- [CHALLENGE]: State only how many lines below include the string "React".

------------------------------------

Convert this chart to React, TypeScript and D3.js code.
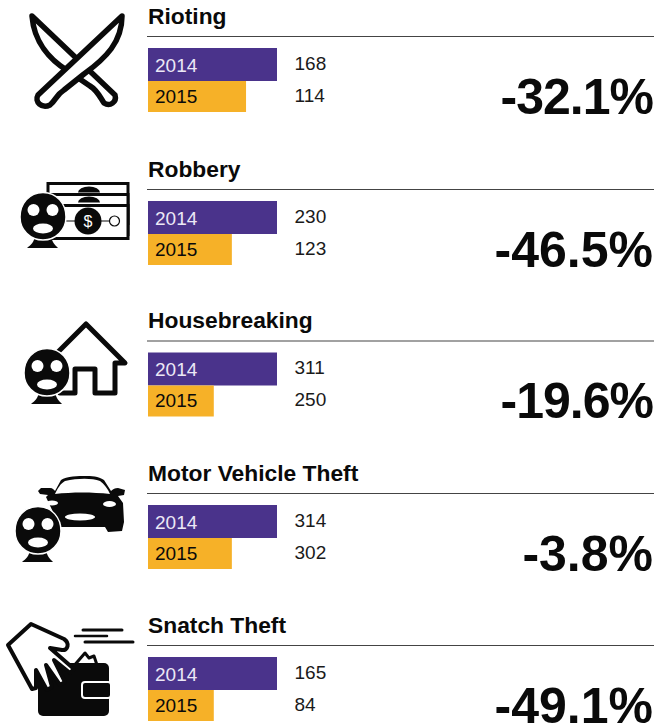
import React from "react";
import * as d3 from "d3";

const categories = ["Rioting", "Robbery", "Housebreaking", "Motor Vehicle Theft", "Snatch Theft"];
const years = ["2014", "2015"];
const values2014 = [168, 230, 311, 314, 165];
const values2015 = [114, 123, 250, 302, 84];
// The reference's bars are not drawn proportionally to their labels: lengths, in percent of the 2014 bar.
const barLength2014 = [100, 100, 100, 100, 100];
const barLength2015 = [76, 65, 51, 65, 51];
const changes = ["-32.1%", "-46.5%", "-19.6%", "-3.8%", "-49.1%"];
const ruleYs = [36.5, 189.5, 341, 493.5, 645.5];
const changeTracking = [-1, 0, -1, 0, 0];

const PURPLE = "#4a338b";
const ORANGE = "#f6b128";
const INK = "#0a0a0a";
const FONT = "'Liberation Sans', Arial, sans-serif";

const Mask = ({ x, y }: { x: number; y: number }) => (
  <g transform={`translate(${x},${y})`}>
    <path d="M-16,32 C-12,29 -9,26 -8,20 L8,20 C9,26 12,29 15,32 Z" fill={INK} />
    <path d="M0,-23.5 C14,-23.5 23,-12 23,1 C23,14 13,24 0,24 C-13,24 -23,14 -23,1 C-23,-12 -14,-23.5 0,-23.5 Z" fill={INK} stroke="#fff" strokeWidth={1.5} />
    <circle cx={-9.5} cy={-6} r={6} fill="#fff" />
    <circle cx={9.5} cy={-6} r={6} fill="#fff" />
    <ellipse cx={0} cy={12.5} rx={10} ry={5} fill="#fff" />
  </g>
);

const Knives = () => (
  <g fill="#fff" stroke={INK} strokeWidth={5.5} strokeLinejoin="round" strokeLinecap="round">
    <path d="M32,16 L115,95 C117,102 110,107 104,103 C100,97 97,90 90,86 L68,71 C50,60 34,42 32,16 Z" />
    <path d="M122,16 L38,95 C34,102 42,109 50,105 C56,100 56,95 64,90 L84,74 C106,58 122,42 122,16 Z" />
  </g>
);

const Money = () => (
  <g>
    <g fill="#fff" stroke={INK} strokeWidth={3}>
      <rect x={48} y={183.5} width={80} height={40} />
      <rect x={48} y={194.5} width={80} height={40} />
      <rect x={48} y={205.5} width={80} height={33} />
    </g>
    <path d="M78,192.5 A11,6 0 0 1 100,192.5 Z M78,202.5 A11,6 0 0 1 100,202.5 Z" fill={INK} />
    <line x1={60} x2={110} y1={221} y2={221} stroke={INK} strokeWidth={1.2} />
    <circle cx={88} cy={221} r={13.5} fill={INK} />
    <circle cx={114.5} cy={221} r={5} fill="#fff" stroke={INK} strokeWidth={1.2} />
    <text x={88} y={227} textAnchor="middle" fontSize={16} fontFamily={FONT} fill="#fff">$</text>
    <Mask x={43} y={216} />
  </g>
);

const House = () => (
  <g>
    <path d="M58,352 L86,324 L125,363 L115,363 L115,393 L95,393 L95,369 L75,369 L75,393 L60,393"
      fill="#fff" stroke={INK} strokeWidth={5} strokeLinejoin="round" strokeLinecap="round" />
    <Mask x={47} y={372} />
  </g>
);

const Car = () => (
  <g>
    <path d="M41,488 L50,488 C53,488 54,490 55,491 L61,480 C66,476 80,476 84,476 C92,476 98,476 104,480 L111,491 C113,489 115,488 118,488 L125,490 L124,495 L118,496 L123,503 L124,522 L122,531 L108,532 L105,527 L60,527 L46,497 L48,495 L40,494 L38,491 Z" fill={INK} />
    <path d="M55,494 C58,488 60,484 65,481 C78,478 92,478 100,481 C104,484 108,489 110,494 C92,492 72,492 55,494 Z" fill="#fff" />
    <ellipse cx={109.5} cy={504} rx={6.5} ry={3} fill="#fff" />
    <ellipse cx={52} cy={503} rx={6} ry={2.5} fill="#fff" />
    <ellipse cx={80} cy={517} rx={15} ry={3.5} fill="#fff" />
    <Mask x={38} y={530} />
  </g>
);

const Wallet = () => (
  <g>
    <path d="M72,668 L85,653 L89,658 L94,656 L97,665 Z" fill="#fff" stroke={INK} strokeWidth={3} strokeLinejoin="round" />
    <rect x={38} y={663} width={71} height={53} rx={5} fill={INK} />
    <rect x={82} y={682} width={29} height={16} rx={3} fill={INK} stroke="#fff" strokeWidth={2} />
    <path d="M8,645 L31,624 L64,639 C70,643 68,651 62,650 L50,648 L74,669 L70,673 L54,660 L65,682 L60,685 L46,665 L52,687 L47,690 L36,670 L36,688 L32,689 Z"
      fill="#fff" stroke={INK} strokeWidth={4} strokeLinejoin="round" />
    <g stroke={INK} strokeLinecap="round">
      <line x1={83} x2={122} y1={630} y2={630} strokeWidth={3} />
      <line x1={75} x2={107} y1={636} y2={636} strokeWidth={2.5} />
      <line x1={85} x2={133} y1={642} y2={642} strokeWidth={3} />
    </g>
  </g>
);

const icons = [<Knives />, <Money />, <House />, <Car />, <Wallet />];

export default function App() {
  const x = d3.scaleLinear().domain([0, 100]).range([148, 277]);
  const rows = categories.map((name, i) => ({
    name,
    rule: ruleYs[i],
    change: changes[i],
    tracking: changeTracking[i],
    bars: [
      { year: years[0], value: values2014[i], length: barLength2014[i], fill: PURPLE, label: "#ece8f6", top: 11.5, h: 33, vy: 35 },
      { year: years[1], value: values2015[i], length: barLength2015[i], fill: ORANGE, label: INK, top: 44.5, h: 31, vy: 66 },
    ],
  }));
  return (
    <svg width={657} height={728} viewBox="0 0 657 728"
      style={{ position: "absolute", left: 0, top: 0, display: "block" }} fontFamily={FONT}>
      {icons.map((icon, i) => <g key={i}>{icon}</g>)}
      {rows.map((r) => (
        <g key={r.name}>
          <text x={148} y={r.rule - 13} fontSize={22.8} fontWeight={700} fill={INK}>{r.name}</text>
          <line x1={147} x2={654} y1={r.rule} y2={r.rule} stroke="#444" strokeWidth={1.2} />
          {r.bars.map((b) => (
            <g key={b.year}>
              <rect x={x(0)} y={r.rule + b.top} width={x(b.length) - x(0)} height={b.h} fill={b.fill} />
              <text x={155} y={r.rule + b.vy} fontSize={19} fill={b.label}>{b.year}</text>
              <text x={294.5} y={r.rule + b.vy - (b.year === "2015" ? 1 : 2)} fontSize={19} fill="#1a1a1a">{b.value}</text>
            </g>
          ))}
          <text x={653} y={r.rule + 77} textAnchor="end" fontSize={50} fontWeight={700} fill={INK} letterSpacing={r.tracking}>{r.change}</text>
        </g>
      ))}
    </svg>
  );
}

------------------------------------

- [TASK ANSWER]: 2